In the second year of follow­up, the program moved a small portion of program group members out of poverty (measured using combined income, as defined above).  Twenty­one percent of program group members had a combined income at or above the federal poverty level compared to 17 percent of control group members.  However, the program also moved a small portion of program group members below 50 percent of the poverty level (33 percent of program group members had a combined income below 50 percent of the poverty level compared to 31 percent of control group members).
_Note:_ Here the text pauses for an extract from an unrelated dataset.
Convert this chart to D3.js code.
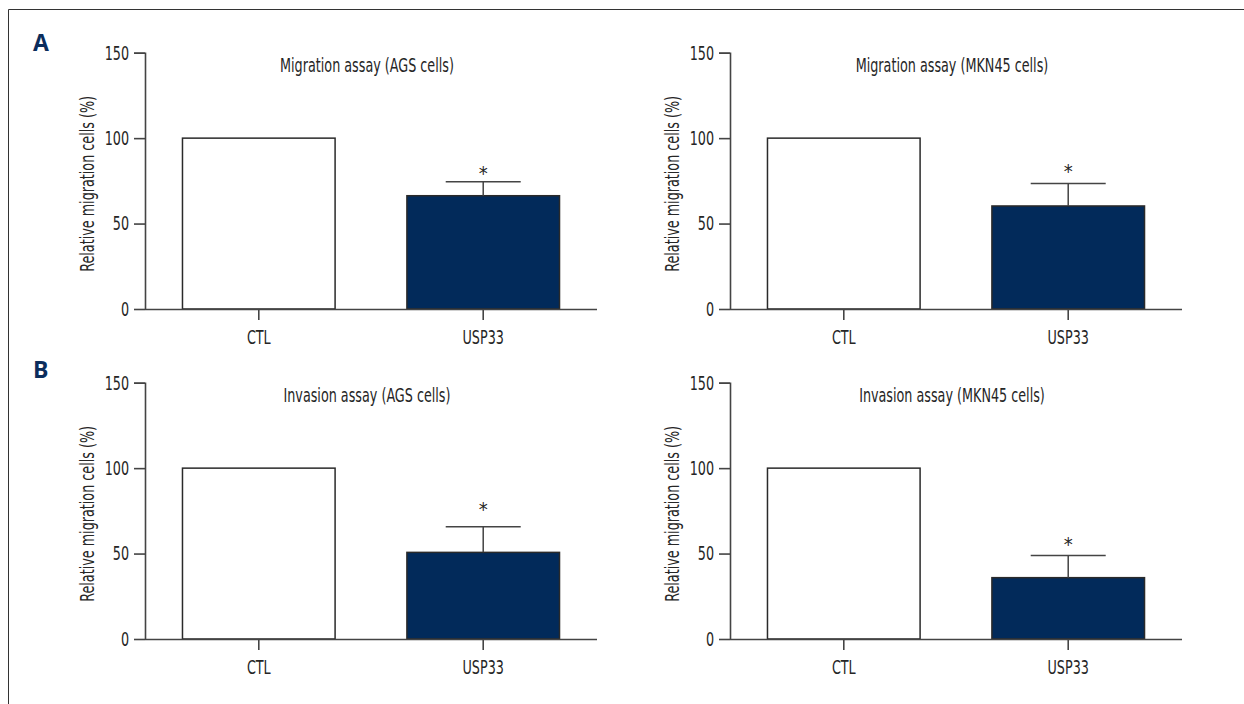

Program group/control group differences in combined income grew larger over time and first achieved statistical significance at the end of two years; in the last quarter of follow­up, program group members’ average combined income from earnings, AFDC, and Food Stamps totaled $2,051, $80 higher than the average combined income for control group members.  The analysis also draws on client survey data that include a much wider range of sources for estimating income, including regular or odd jobs, AFDC, Food Stamps, Supplemental Security Income, unemployment insurance, and child support (not including Earned Income Tax Credit [EITC] receipt or other tax credits available to low­income families in Oregon).  These data show that average individual and household income in the last month of follow­up was higher for program group members than for control group members, although the increases are not statistically significant.  Similar impacts were found when average EITC receipt and out­of­pocket child care payments were included to estimate total net individual and household income.

The increase in income measured at the end of the two years suggests that program group income may be higher than control group income in the third year of follow­up.  Three­year findings for the early cohort offer additional evidence:  for the early cohort, the impact on combined income from earnings, AFDC, and Food Stamps (calculated using administrative records) in the third year of follow­up ($369) surpassed that of the second year ($215 and not statistically significant).

F.  Impacts on Total Health Insurance Coverage

  • The program’s success in moving large numbers of people off welfare and into the labor market may have had an unintended negative consequence:  although the program increased the proportion of people with employer­provided health insurance at the end of the two­year follow­up period, some people who left AFDC (and automatic Medicaid coverage) for work did not find alternative sources of health insurance.  Overall, program group members and their children incurred a small, not statistically significant, reduction in health insurance coverage.

At random assignment, all program and control group members had health care coverage because they were receiving AFDC and thus were automatically covered under Medicaid.  Two years after program entry, coverage rates had decreased as some people had left welfare and did not replace their Medicaid coverage with coverage from employers or other sources.  At the end of the follow­up period, 81 percent of program group members and their children had health care coverage from some source compared to 86 percent of control group members and their children.  This 5 percentage point difference is not statistically significant, but is just beyond the statistical significance benchmark applied to the other impacts in this report.

The decrease was generated by those who left AFDC (and automatic Medicaid coverage) for work.  As mentioned above, the program increased the proportion of people with employer­provided health coverage, but some people in the program group moved into jobs that did not provide health insurance.  Some received coverage from another source, such as Transitional Medicaid or the Oregon Health Plan (the statewide initiative that offers health care coverage for low­income families).  However, some people found jobs that did not provide health insurance and did not obtain alternative coverage.